The plain language of Section 304.120(b) prohibits discharges which exceed 20 mg/L
of BOD
5
and 25 mg/L of suspended solids from any source whose “untreated waste load is
10,000 population equivalents or more.” The reference to “untreated waste load”
unmistakably refers to the load received by the treatment facility. Thus, the regulation directs
the reader to determine population equivalents based on the impact to the treatment works.
Section 301.345 defines population equivalent using the gallons of sewage per day
containing specific levels of BOD
5
and suspended solids. Section 301.345 provides that the
impact on a treatment works is to be evaluated based on the higher of the three parameters.
The hydraulic flow for the Village’s plant is 1.25 mgd, which is divided by 100 gallons per
day to yield 12,500 population equivalents pursuant to Section 301.345. Therefore, the
population equivalent, based on the plain reading of the regulation can be no less than 12,500,
because Section 301.345 specifies that population equivalent is the higher value of the three
parameters. With population equivalents of 12,500, the effluent can not exceed 20 mg/L of
BOD
5
and 25 mg/L of suspended solids pursuant to Section 304.120(b).
As stated above, the Board in reviewing a permit appeal looks to
whether the applicant
proves that the application, as submitted to the Agency, demonstrated that no violations of the
Act or Board regulations would have occurred if the requested permit had been issued.
Clearly, issuing a permit with effluent limitation higher than
20 mg/L of
BOD
5
and 25 mg/L of
suspended solids would violate the provisions of Section 304.120(b). Therefore, the Board finds
that the permit application as requested by the Village could not issue and the Agency properly
imposed the limitations set forth in Section 304.120(b).
8
Because the Board finds that the permit as requested by the Village would have violated
the Board regulations, the Board need not address the remaining arguments put forward by the
Village. The Agency’s prior actions are not relevant to the Board’s decision today. The
Board finds that the Agency’s interpretation of the regulations is correct and we need not
discuss the Agency’s prior interpretations.
CONCLUSION
The Board finds that the Villages treatment plant has population equivalents of 12,500.

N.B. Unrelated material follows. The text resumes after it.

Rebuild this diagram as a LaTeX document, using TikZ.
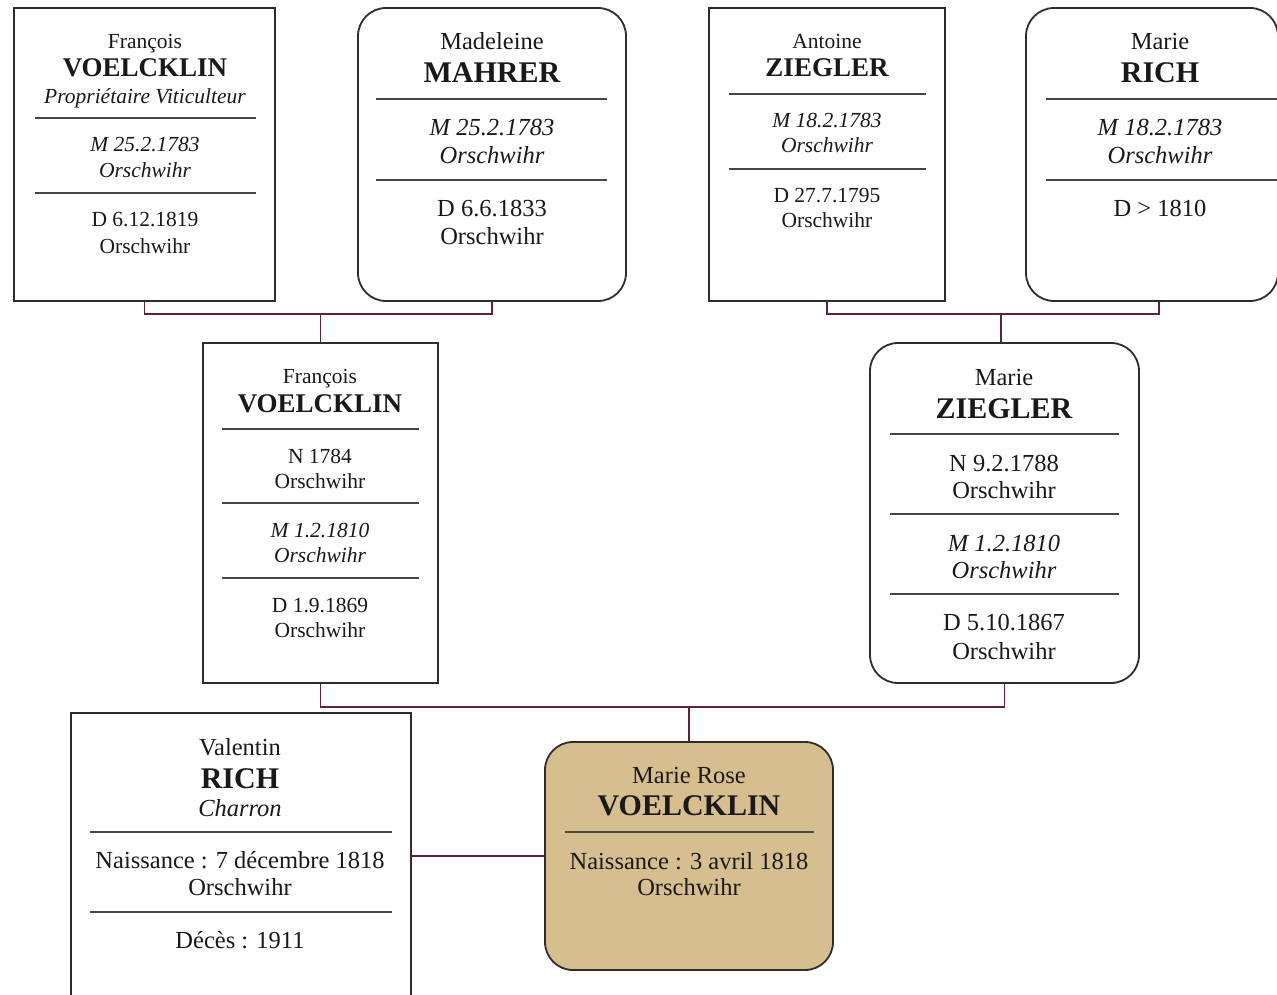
\documentclass[tikz,border=0pt]{standalone}
\usepackage{fontspec}
\setmainfont{Liberation Serif}
\definecolor{boxline}{RGB}{45,45,45}
\definecolor{sepline}{RGB}{70,70,70}
\definecolor{conncol}{RGB}{95,35,50}
\definecolor{tan}{RGB}{214,190,142}
\definecolor{txt}{RGB}{25,25,25}
\tikzset{
  sqbox/.style={draw=boxline, line width=1.8pt, fill=white, inner sep=0pt},
  rdbox/.style={sqbox, rounded corners=28pt},
  sep/.style={draw=sepline, line width=2pt},
  conn/.style={draw=conncol, line width=1.5pt},
  sm/.style={anchor=base, text=txt, font=\fontsize{21.5}{26}\selectfont},
  smb/.style={anchor=base, text=txt, font=\fontsize{27}{30}\selectfont\bfseries},
  smi/.style={anchor=base, text=txt, font=\fontsize{21.5}{26}\selectfont\itshape},
  lg/.style={anchor=base, text=txt, font=\fontsize{24.5}{28}\selectfont},
  lgb/.style={anchor=base, text=txt, font=\fontsize{30}{34}\selectfont\bfseries},
  lgi/.style={anchor=base, text=txt, font=\fontsize{24.5}{28}\selectfont\itshape},
}
\begin{document}
\begin{tikzpicture}[x=1pt,y=-1pt]
\useasboundingbox (0,0) rectangle (1277,995);
\clip (0,0) rectangle (1277,995);
\fill[white] (0,0) rectangle (1277,995);
% boxes
\node[sqbox, minimum width=261pt, minimum height=293pt] (b1) at (144.5,154.5) {};
\node[rdbox, minimum width=268pt, minimum height=293pt] (b2) at (492,154.5) {};
\node[sqbox, minimum width=236pt, minimum height=293pt] (b3) at (827,154.5) {};
\node[rdbox, minimum width=252pt, minimum height=293pt] (b4) at (1152,154.5) {};
\node[sqbox, minimum width=235pt, minimum height=340pt] (b5) at (320.5,513) {};
\node[rdbox, minimum width=269pt, minimum height=340pt] (b6) at (1004.5,513) {};
\node[sqbox, minimum width=340pt, minimum height=300pt] (b7) at (241,863) {};
\node[rdbox, fill=tan, minimum width=288pt, minimum height=228pt] (b8) at (689,856) {};
% connectors
\coordinate (m1) at (320.5,314);
\coordinate (m2) at (1001,314);
\coordinate (m3) at (689,707);
\coordinate (b4c) at (1159,301);
\draw[conn] (b1.south) |- (m1) -| (b2.south);
\draw[conn] (m1) -- (b5.north);
\draw[conn] (b3.south) |- (m2) -| (b4c);
\draw[conn] (m2) -- (b6.north -| m2);
\draw[conn] (b5.south) |- (m3) -| (b6.south);
\draw[conn] (m3) -- (b8.north);
\draw[conn] (b7.east |- b8.west) -- (b8.west);
% box 1
\node[sm] (t1a) at (145,49) {François};
\node[smb] (t1b) at (145,77) {VOELCKLIN};
\node[smi] (t1c) at (145,104) {Propriétaire Viticulteur};
\draw[sep] (35,118) -- (256,118);
\node[smi] (t1d) at (145,152) {M 25.2.1783};
\node[smi] (t1e) at (145,178) {Orschwihr};
\draw[sep] (35,193) -- (256,193);
\node[sm] (t1f) at (145,227) {D 6.12.1819};
\node[sm] (t1g) at (145,253) {Orschwihr};
% box 2
\node[lg] (t2a) at (492,50) {Madeleine};
\node[lgb] (t2b) at (492,83) {MAHRER};
\draw[sep] (376,99) -- (607,99);
\node[lgi] (t2c) at (492,136) {M 25.2.1783};
\node[lgi] (t2d) at (492,164) {Orschwihr};
\draw[sep] (376,180) -- (607,180);
\node[lg] (t2e) at (492,217) {D 6.6.1833};
\node[lg] (t2f) at (492,244) {Orschwihr};
% box 3
\node[sm] (t3a) at (827,49) {Antoine};
\node[smb] (t3b) at (827,77) {ZIEGLER};
\draw[sep] (729,94) -- (926,94);
\node[smi] (t3c) at (827,128) {M 18.2.1783};
\node[smi] (t3d) at (827,153) {Orschwihr};
\draw[sep] (729,169) -- (926,169);
\node[sm] (t3e) at (827,203) {D 27.7.1795};
\node[sm] (t3f) at (827,228) {Orschwihr};
% box 4
\node[lg] (t4a) at (1160,50) {Marie};
\node[lgb] (t4b) at (1160,83) {RICH};
\draw[sep] (1046,99) -- (1277,99);
\node[lgi] (t4c) at (1160,136) {M 18.2.1783};
\node[lgi] (t4d) at (1160,164) {Orschwihr};
\draw[sep] (1046,180) -- (1277,180);
\node[lg] (t4e) at (1160,217) {D > 1810};
% box 5
\node[sm] (t5a) at (320,383) {François};
\node[smb] (t5b) at (320,412) {VOELCKLIN};
\draw[sep] (222,429) -- (419,429);
\node[sm] (t5c) at (320,463) {N 1784};
\node[sm] (t5d) at (320,488) {Orschwihr};
\draw[sep] (222,503) -- (419,503);
\node[smi] (t5e) at (320,537) {M 1.2.1810};
\node[smi] (t5f) at (320,562) {Orschwihr};
\draw[sep] (222,578) -- (419,578);
\node[sm] (t5g) at (320,612) {D 1.9.1869};
\node[sm] (t5h) at (320,637) {Orschwihr};
% box 6
\node[lg] (t6a) at (1004,385) {Marie};
\node[lgb] (t6b) at (1004,418) {ZIEGLER};
\draw[sep] (890,434) -- (1119,434);
\node[lg] (t6c) at (1004,471) {N 9.2.1788};
\node[lg] (t6d) at (1004,498) {Orschwihr};
\draw[sep] (890,514) -- (1119,514);
\node[lgi] (t6e) at (1004,551) {M 1.2.1810};
\node[lgi] (t6f) at (1004,578) {Orschwihr};
\draw[sep] (890,594) -- (1119,594);
\node[lg] (t6g) at (1004,630) {D 5.10.1867};
\node[lg] (t6h) at (1004,659) {Orschwihr};
% box 7
\node[lg] (t7a) at (240,755) {Valentin};
\node[lgb] (t7b) at (240,788) {RICH};
\node[lgi] (t7c) at (240,816) {Charron};
\draw[sep] (90,832) -- (392,832);
\node[lg] (t7d) at (240,868) {Naissance : 7 décembre 1818};
\node[lg] (t7e) at (240,895) {Orschwihr};
\draw[sep] (90,912) -- (392,912);
\node[lg] (t7f) at (240,948) {Décès : 1911};
% box 8
\node[lg] (t8a) at (689,783) {Marie Rose};
\node[lgb] (t8b) at (689,815) {VOELCKLIN};
\draw[sep] (565,832) -- (814,832);
\node[lg] (t8c) at (689,869) {Naissance : 3 avril 1818};
\node[lg] (t8d) at (689,895) {Orschwihr};
\end{tikzpicture}
\end{document}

Therefore, the effluent limitations of Section 304.120(b) apply to the Village. The Agency
properly limited the effluent from the Village’s plant to 20 mg/L of CBOD
5
and 25 mg/L of
suspended solids. The Board finds that the permit as issued by the Agency is correct and the
Board will dismiss this appeal.
This opinion constitutes the Board’s findings of fact and conclusions of law.
ORDER
The Village of Fox River Grove’s appeal of its NPDES permit is denied and
this docket is closed.
IT IS SO ORDERED.
Board Member K.M. Hennessey abstained.
Section 41 of the Environmental Protection Act (415 ILCS 5/41 (1996)) provides for
the appeal of final Board orders to the Illinois Appellate Court within 35 days of service of this
order. Illinois Supreme Court Rule 335 establishes such filing requirements. See 145 Ill. 2d
R. 335; see also 35 Ill. Adm. Code 101.246, Motions for Reconsideration.
I, Dorothy M. Gunn, Clerk of the Illinois Pollution Control Board, hereby certify that
the above opinion and order was adopted on the 18th day of December 1997, by a vote of 6-0.